Josh Black 5e90024b26
Add Enos benchmark scenario (#30675)
* Add Enos benchmark scenario

* add docs on how to run the scenario

* update description again

* see if this works better if we return an empty map

* hopefully disabling telemetry doesn't crash everything now

* yet another try at making telemetry configurable

* swap consul nodes over to be the same as the vault ones

* adjust up IOPs and add a note about it to the docs

* fix missing variables in the ec2 shim

* randomly pick an az for k6 and metrics instances

* enos(benchmark): futher modularize and make target infra cloud agnostic

The initial goal of this was to resolve an issue where sometimes the
one-or-more target instances would attempt to be provisioned in an
avaliability zone that doesn't support it. The target_ec2_instances
module already supports assigning based on instance offerings so I
wanted to use it for all instances.

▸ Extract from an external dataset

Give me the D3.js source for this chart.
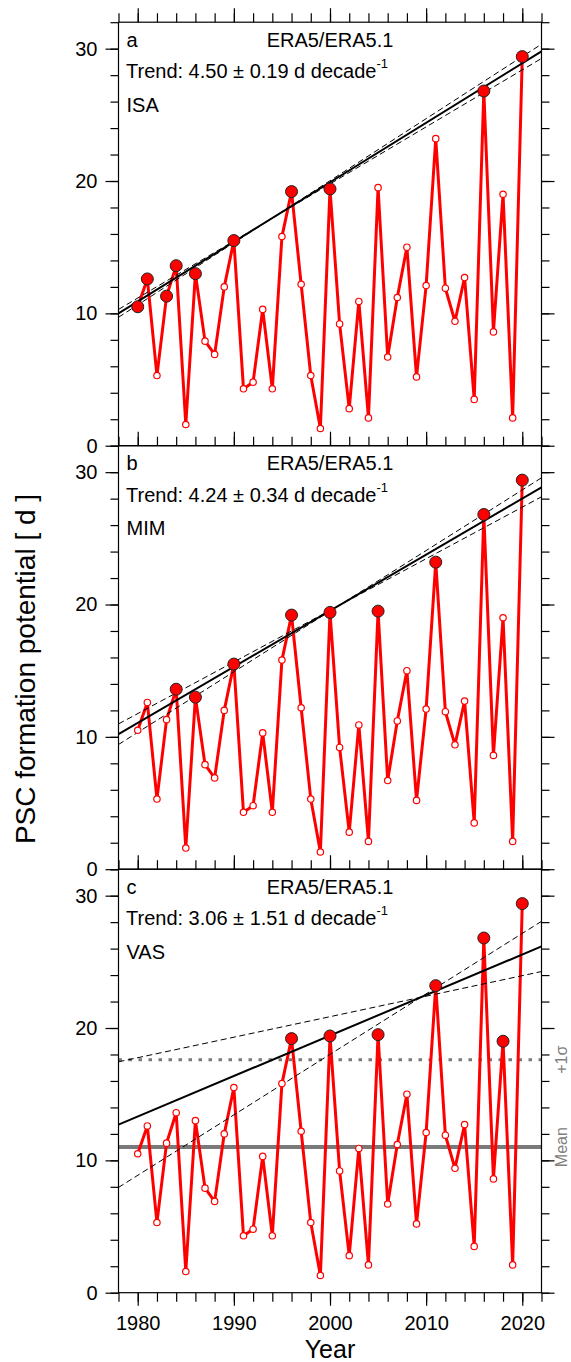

It also has a side effect of
provisioning instances in parallel to speed up overall scenario time.

I ended up futher modularizing the `benchmark` module into several
sub-modules that perform a single task well, and rely on provisioning in
the root module. This will allow us to utilize the module in other
clouds more easily should we desire to do that in the future.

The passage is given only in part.